Sıkıyönetim sendika liderlerini ve kadrolarını aranıyor ilan ettiğinde, Selimiye Kışlası önünde teslim olma kuyrukları oluştu. Buna rağmen DİSK Davası başlarken, ne olur ne olmaz diye tedbir alıp, çevre sokaklara tanklar dizen, 15-16 Haziran’ı unutmamış olan askeriye, kısa zamanda buna gerek olmadığını anlayacaktı.
"Direniş komiteleri" fikriyatının da askeriyeyi hayli endişelendirdiği anlaşılıyordu. Zira Kenan Evren, darbeden kısa süre sonra Konya’da yaptığı konuşmada, "biz gelmesek devrimciler gelecekti" diyecekti.
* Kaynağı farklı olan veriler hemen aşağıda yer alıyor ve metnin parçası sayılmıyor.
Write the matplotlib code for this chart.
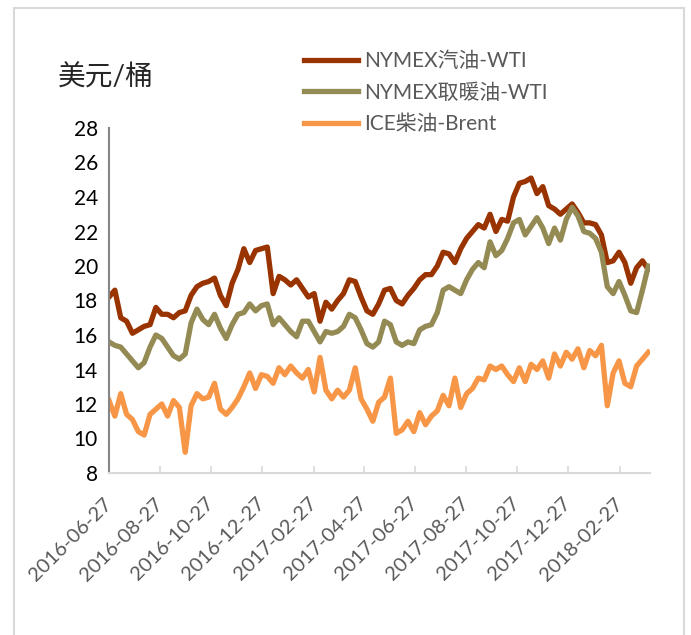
import matplotlib
matplotlib.use("Agg")
import matplotlib.pyplot as plt
from matplotlib.patches import Rectangle
import pandas as pd

plt.rcParams["font.family"] = ["Lato", "Noto Sans CJK SC", "DejaVu Sans"]

# weekly readings
dates = pd.date_range("2016-06-27", periods=93, freq="7D")

gasoline = [18.2, 18.6, 17.0, 16.8, 16.1, 16.3, 16.5, 16.6, 17.6, 17.2,
            17.2, 17.0, 17.3, 17.4, 18.3, 18.8, 19.0, 19.1, 19.3, 18.3,
            17.7, 19.0, 19.8, 21.0, 20.2, 20.9, 21.0, 21.1, 18.4, 19.4,
            19.2, 18.9, 19.2, 18.7, 18.2, 18.4, 16.8, 17.9, 17.5, 18.0,
            18.4, 19.2, 19.1, 18.2, 17.4, 17.2, 17.8, 18.6, 18.7, 18.0,
            17.8, 18.3, 18.7, 19.2, 19.5, 19.5, 20.0, 20.8, 20.7, 20.2,
            21.0, 21.6, 22.0, 22.4, 22.2, 23.0, 22.0, 22.7, 22.6, 24.0,
            24.8, 24.9, 25.1, 24.2, 24.6, 23.5, 23.3, 23.0, 23.3, 23.6,
            23.1, 22.5, 22.5, 22.4, 21.8, 20.2, 20.3, 20.8, 20.2, 19.0,
            19.9, 20.3, 19.8]

heating = [15.6, 15.4, 15.3, 14.9, 14.5, 14.1, 14.4, 15.3, 16.0, 15.8,
           15.3, 14.8, 14.6, 14.9, 16.7, 17.5, 16.9, 16.6, 17.2, 16.4,
           15.8, 16.6, 17.2, 17.3, 17.8, 17.4, 17.7, 17.8, 16.6, 17.0,
           16.6, 16.2, 15.9, 16.8, 16.8, 16.2, 15.6, 16.2, 16.1, 16.2,
           16.5, 17.2, 17.0, 16.3, 15.5, 15.3, 15.6, 16.8, 16.6, 15.6,
           15.4, 15.6, 15.5, 16.3, 16.5, 16.6, 17.3, 18.6, 18.8, 18.6,
           18.4, 19.2, 19.8, 20.2, 19.9, 21.4, 20.6, 20.9, 21.6, 22.5,
           22.7, 21.8, 22.3, 22.8, 22.2, 21.3, 22.2, 21.5, 22.7, 23.4,
           22.9, 22.0, 21.9, 21.6, 20.8, 18.8, 18.4, 19.1, 18.3, 17.4,
           17.3, 18.6, 20.0]

diesel = [12.2, 11.3, 12.6, 11.4, 11.1, 10.4, 10.2, 11.4, 11.7, 12.0,
          11.3, 12.2, 11.8, 9.2, 11.9, 12.6, 12.3, 12.4, 13.2, 11.7,
          11.4, 11.8, 12.3, 13.0, 13.8, 12.9, 13.7, 13.6, 13.2, 14.1,
          13.7, 14.2, 13.8, 13.5, 14.0, 12.7, 14.7, 12.8, 12.3, 12.8,
          12.4, 12.8, 14.1, 12.3, 11.7, 11.0, 12.1, 12.4, 13.5, 10.3,
          10.5, 11.0, 10.4, 11.5, 10.8, 11.3, 11.6, 12.5, 11.9, 13.5,
          11.8, 12.6, 12.9, 13.5, 13.4, 14.2, 14.0, 14.2, 13.7, 13.3,
          14.1, 13.3, 14.3, 14.0, 14.5, 13.5, 14.9, 14.2, 15.0, 14.6,
          15.2, 14.1, 15.1, 14.8, 15.4, 11.9, 13.8, 14.5, 13.2, 13.0,
          14.2, 14.6, 15.0]

labels = ["NYMEX汽油-WTI", "NYMEX取暖油-WTI", "ICE柴油-Brent"]
colors = ["#993300", "#948A54", "#F79646"]

tick_dates = pd.date_range("2016-06-27", "2018-02-27", freq=pd.DateOffset(months=2))
tick_labels = [d.strftime("%Y-%m-%d") for d in tick_dates]

fig = plt.figure(figsize=(6.91, 6.35), dpi=100)
ax = fig.add_axes([109 / 691, 1 - 473 / 635, 541 / 691, 345 / 635])

for vals, lab, col in zip([gasoline, heating, diesel], labels, colors):
    ax.plot(dates, vals, color=col, lw=3.8, label=lab, solid_joinstyle="round")

ax.set_ylim(8, 28)
ax.set_yticks(range(8, 29, 2))
ax.set_xlim(pd.Timestamp("2016-06-27"), pd.Timestamp("2018-04-04"))
ax.set_xticks(tick_dates)
ax.set_xticklabels(tick_labels, rotation=45, ha="right", va="center",
                   rotation_mode="anchor", color="#595959", fontsize=14.5)

for s in ["top", "right"]:
    ax.spines[s].set_visible(False)
ax.spines["left"].set_color("#868686")
ax.spines["left"].set_linewidth(1.5)
ax.spines["bottom"].set_color("#d9d9d9")
ax.spines["bottom"].set_linewidth(1.5)
ax.tick_params(axis="y", length=0, labelsize=15, labelcolor="black", pad=8)
ax.tick_params(axis="x", direction="in", length=5, width=1.2, color="#d9d9d9", pad=20)

fig.text(58 / 691, 1 - 77 / 635, "美元/桶", fontsize=20, va="center", ha="left", color="#262626")

ax.legend(loc="upper left", bbox_to_anchor=(304 / 691, 1 - 51 / 635),
          bbox_transform=fig.transFigure, frameon=False, fontsize=15,
          labelcolor="#595959", handlelength=2.6, handletextpad=0.3,
          borderpad=0, borderaxespad=0, labelspacing=0.56)

fig.patches.append(Rectangle((14 / 691, -0.02), 670 / 691, 1.02 - 8 / 635,
                             transform=fig.transFigure, fill=False,
                             edgecolor="#d9d9d9", lw=1.5))

fig.savefig("out.png", dpi=100)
Devrimcilere, "ülkücü terör"e karşı savunma ihtiyacı nedeniyle omuz veren ve CHP’nin oy tabanı olan mahalleler, cunta ülkücüleri tutuklamaya başlayınca bir anda yabancılaştı ve kapılar kapanıverdi.
12 Eylül’ün üniversitedeki ilk günlerine değinmek üzere başlamıştım bu yazıya. Mete (Tunçay) Hocanın 1983 yılında Alan Yayıncılık’ta baskıya keyifle hazırladığım "Bilineceği Bilmek" kitabının İletişim Yayınlarından 36 yıl sonra çıkması nedeniyle. Sağ olsun, genişletilmiş yeni baskıya (İletişim Yayınları 2019) yardımcı olan Erden Akbulut bana yeni yıl hediyesi olarak yollamış. Neyse bir başka yazıya…
Demokrat gazetesi çıktığı 10 ay boyunca, bir anlamda yaşanan iç savaşın kroniğini tuttu.